Perhaps you fellows are taking this from the wrong direction. After all,
this is not a new issue: I've seen situations where it has been addressed
since the beginning of "radio". 

Perhaps the important thing is to announce when the transmitter IS making
RF, not when it's not. 

Most of us have chuckled over the Novice (sometimes ourselves) who proudly
set up an ON THE AIR sign that lighted when the tx was transmitting. Of
course, those came from radio/TV studio usage where they were warning
everyone they were, indeed "On the Air". 

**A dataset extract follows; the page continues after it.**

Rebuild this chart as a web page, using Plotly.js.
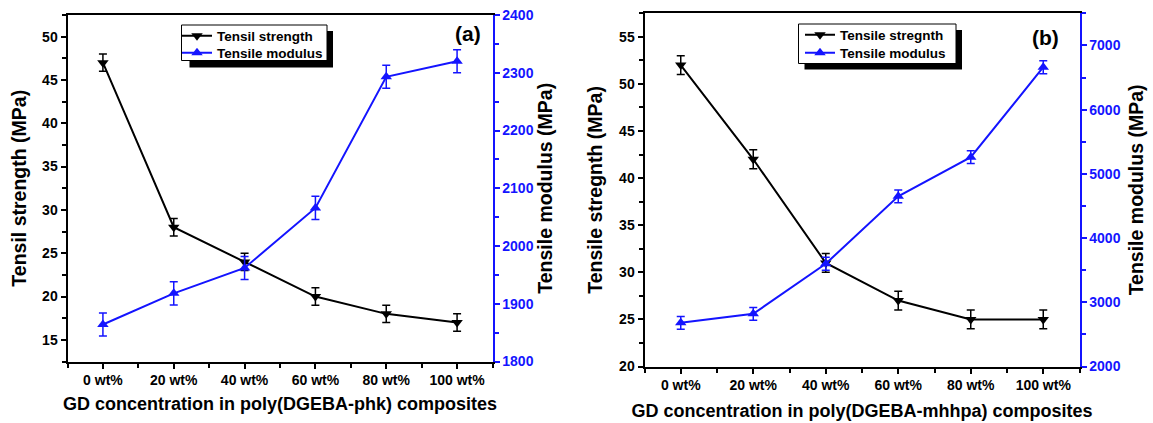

But they aren't the only ones. I never saw a shipboard CW console that
wasn't set up with something that displayed, usually quite dramatically,
when RF was being fed to the antenna. In those installations, a very short
(in wavelengths) end fed wire was the common antenna, and one end came into
the radio room as a copper pipe suspended from the ceiling by ceramic
insulators as it passed to the antenna switch at the top of the radio
console. "Sparky" invariably hung or taped a few large neon lamps or a
fluorescent lamp onto that copper feeder that would illuminate every time
the key was pressed. 

I always have something that prominently display when RF current is flowing
into the antenna. After all these years I'd feel 'naked' without it :-)

Perhaps we need an accessory "ON AIR" sign for the K3.